Several years on, when I saw Bill Murray’s character of Steve Zissou deliver the above rationale to his estranged on-screen son, I naturally laughed, but also felt a jolt of sadness as the line resonated deep within me. Fathers, as a group representing authority, guidance, and reverence, were not necessarily people to hate, but they did nothing to goad me into desiring fatherhood for myself. Unless of course I adopted the tact of parenting in opposition to all that I had witnessed during my tenuous upbringing. Little did I know at the time I was less than two years away from joining the legions of the despised.
From the vantage point of being a father, now for about six years, I could say the institution needed an overhaul when I climbed aboard. I would like to say that I grabbed the helm and reinvented fatherhood as a kinder and gentler endeavor fueled by a determined grace and acumen, with all of the selfish folly left behind on the cutting room floor. However that would be wholly inaccurate. Every moment of the day, whether I am actively or passively parenting, I am meeting with the shadows of fathers that had preceded me. I catch a flash of my son’s downcast eyes as I try to gently impart some urgent, but ramshackle, nugget of wisdom and it is as if someone had prankishly inverted the mirror and made me foreman of a factory that produces a product I have never actually seen.

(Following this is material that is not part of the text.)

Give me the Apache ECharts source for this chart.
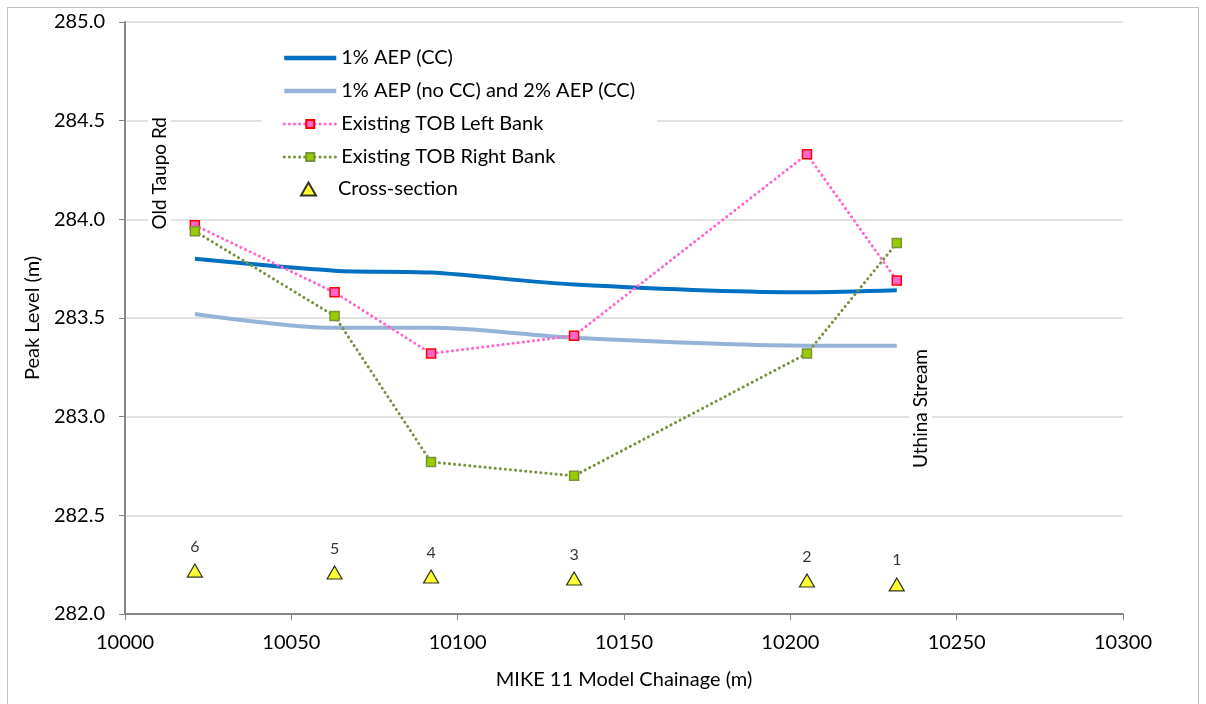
<!DOCTYPE html>
<html>
<head>
<meta charset="utf-8">
<script src="https://cdn.jsdelivr.net/npm/echarts@6/dist/echarts.min.js"></script>
<style>
html,body{margin:0;padding:0;background:#fff;}
#frame{position:absolute;left:7px;top:7px;width:1192px;height:710px;border:1px solid #bfbfbf;box-sizing:border-box;}
#chart{position:absolute;left:0;top:0;width:1206px;height:704px;}
</style>
</head>
<body>
<div id="frame"></div>
<div id="chart"></div>
<script>
const chainage = [10021, 10063, 10092, 10135, 10205, 10232];
const aepCC = [283.80, 283.74, 283.73, 283.67, 283.63, 283.64];
const aepNoCC = [283.52, 283.45, 283.45, 283.40, 283.36, 283.36];
const tobLeft = [283.97, 283.63, 283.32, 283.41, 284.33, 283.69];
const tobRight = [283.94, 283.51, 282.77, 282.70, 283.32, 283.88];
const crossSection = [282.22, 282.21, 282.19, 282.18, 282.17, 282.15];
const csLabels = ['6', '5', '4', '3', '2', '1'];
const seriesNames = ['1% AEP (CC)', '1% AEP (no CC) and 2% AEP (CC)', 'Existing TOB Left Bank', 'Existing TOB Right Bank', 'Cross-section'];
const yTicks = {min: 282, max: 285, interval: 0.5};
const xTicks = {min: 10000, max: 10300, interval: 50};

const pair = (ys) => chainage.map((x, i) => [x, ys[i]]);
const FONT = 'Lato';
const hidden = {color: 'rgba(0,0,0,0)', borderColor: 'rgba(0,0,0,0)', borderWidth: 0};

const chart = echarts.init(document.getElementById('chart'), null, {renderer: 'canvas'});
chart.setOption({
  animation: false,
  backgroundColor: 'transparent',
  textStyle: {fontFamily: FONT, color: '#000'},
  grid: {left: 125, right: 83, top: 22, bottom: 90, containLabel: false},
  xAxis: {
    type: 'value', min: xTicks.min, max: xTicks.max, interval: xTicks.interval,
    name: 'MIKE 11 Model Chainage (m)', nameLocation: 'middle', nameGap: 56,
    nameTextStyle: {fontFamily: FONT, fontSize: 20, color: '#000'},
    axisLine: {show: true, lineStyle: {color: '#868686', width: 2}},
    axisTick: {show: true, inside: false, length: 6, lineStyle: {color: '#868686', width: 1}},
    axisLabel: {fontFamily: FONT, fontSize: 20, color: '#000', margin: 19, formatter: v => String(v)},
    splitLine: {show: false}
  },
  yAxis: {
    type: 'value', min: yTicks.min, max: yTicks.max, interval: yTicks.interval,
    name: 'Peak Level (m)', nameLocation: 'middle', nameGap: 80, nameRotate: 90,
    nameTextStyle: {fontFamily: FONT, fontSize: 20, color: '#000'},
    axisLine: {show: true, lineStyle: {color: '#868686', width: 2}},
    axisTick: {show: true, inside: false, length: 6, lineStyle: {color: '#868686', width: 1}},
    axisLabel: {fontFamily: FONT, fontSize: 20, color: '#000', margin: 20, formatter: v => v.toFixed(1)},
    splitLine: {show: true, lineStyle: {color: '#d9d9d9', width: 1.5}}
  },
  legend: [
    {
      show: true, orient: 'vertical', left: 262, top: 42,
      backgroundColor: '#fff', padding: [6, 22, 6, 20],
      itemWidth: 52, itemHeight: 10, itemGap: 13,
      textStyle: {fontFamily: FONT, fontSize: 20, color: '#000'},
      data: [
        {name: seriesNames[0], itemStyle: hidden, lineStyle: {width: 4.5}},
        {name: seriesNames[1], itemStyle: hidden, lineStyle: {width: 4.5}},
        {name: seriesNames[2], lineStyle: {width: 3}},
        {name: seriesNames[3], lineStyle: {width: 3}}
      ]
    },
    {
      show: true, orient: 'vertical', left: 300, top: 179,
      padding: 0, itemWidth: 15, itemHeight: 13,
      textStyle: {fontFamily: FONT, fontSize: 20, color: '#000', padding: [0, 0, 0, 17]},
      data: [seriesNames[4]]
    }
  ],
  series: [
    {
      name: seriesNames[0], type: 'line', data: pair(aepCC), smooth: 0.3,
      symbol: 'none', lineStyle: {color: '#0070c0', width: 4}, itemStyle: {color: '#0070c0'}, z: 3
    },
    {
      name: seriesNames[1], type: 'line', data: pair(aepNoCC), smooth: 0.3,
      symbol: 'none', lineStyle: {color: '#95b3d7', width: 4}, itemStyle: {color: '#95b3d7'}, z: 2
    },
    {
      name: seriesNames[2], type: 'line', data: pair(tobLeft),
      symbol: 'rect', symbolSize: 9, showAllSymbol: true,
      lineStyle: {color: '#ff66cc', width: 3, type: [0.1, 5], cap: 'round'},
      itemStyle: {color: '#ff66cc', borderColor: '#ff0000', borderWidth: 1.5}, z: 4
    },
    {
      name: seriesNames[3], type: 'line', data: pair(tobRight),
      symbol: 'rect', symbolSize: 9, showAllSymbol: true,
      lineStyle: {color: '#77933c', width: 3, type: [0.1, 5], cap: 'round'},
      itemStyle: {color: '#99cc00', borderColor: '#77933c', borderWidth: 1.5}, z: 4
    },
    {
      name: seriesNames[4], type: 'scatter', data: pair(crossSection),
      symbol: 'triangle', symbolSize: [15, 13],
      itemStyle: {color: '#ffff00', borderColor: '#000', borderWidth: 1.2},
      label: {
        show: true, position: 'top', distance: 9, fontFamily: FONT, fontSize: 16, color: '#000',
        formatter: p => csLabels[p.dataIndex]
      }, z: 5
    }
  ],
  graphic: [
    {
      type: 'text', left: 148, top: 111, z: 10,
      style: {text: 'Old Taupo Rd', font: '19px ' + FONT, fill: '#000', backgroundColor: '#fff', padding: [2, 6, 2, 6]},
      rotation: Math.PI / 2, originX: 0, originY: 0
    },
    {
      type: 'text', left: 909, top: 341, z: 10,
      style: {text: 'Uthina Stream', font: '19px ' + FONT, fill: '#000', backgroundColor: '#fff', padding: [2, 8, 2, 8]},
      rotation: Math.PI / 2, originX: 0, originY: 0
    }
  ]
});
</script>
</body>
</html>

The fact is parenthood, fatherhood in particular, is a dark endeavor. Not in the sense that becoming a parent locates you in a place of irrevocable bleakness. It is more like traversing a locale lacking any perceptible roadmap or certainty, but nevertheless finding yourself thoroughly entertained, if not charmed, throughout. You spend 15 anticipatory minutes holding together the scattered remains of a broken puppet, hoping the glue will set and hold long enough to bring a renewed sense of joy to a boy who lost something very dear to him, and your child repays you by hugging your leg as if you were a pylon and he was anchoring himself to you to ride out a hurricane. Fatherhood reframes our notion of ourselves as men (or boys) and moves us forward with the little experiences and lessons that add up to something in retrospect; something like miles that are never fully redeemed. You throw yourself into the effort and heap upon it all of the care, tenderness, inspiration, and guidance you lacked as a child in hopes that you are providing a vast improvement upon what you endured.
So does this move us fathers toward some more refined notion or actualized identity of true parenting? Sure it does, just like jumping gets you closer to the sun.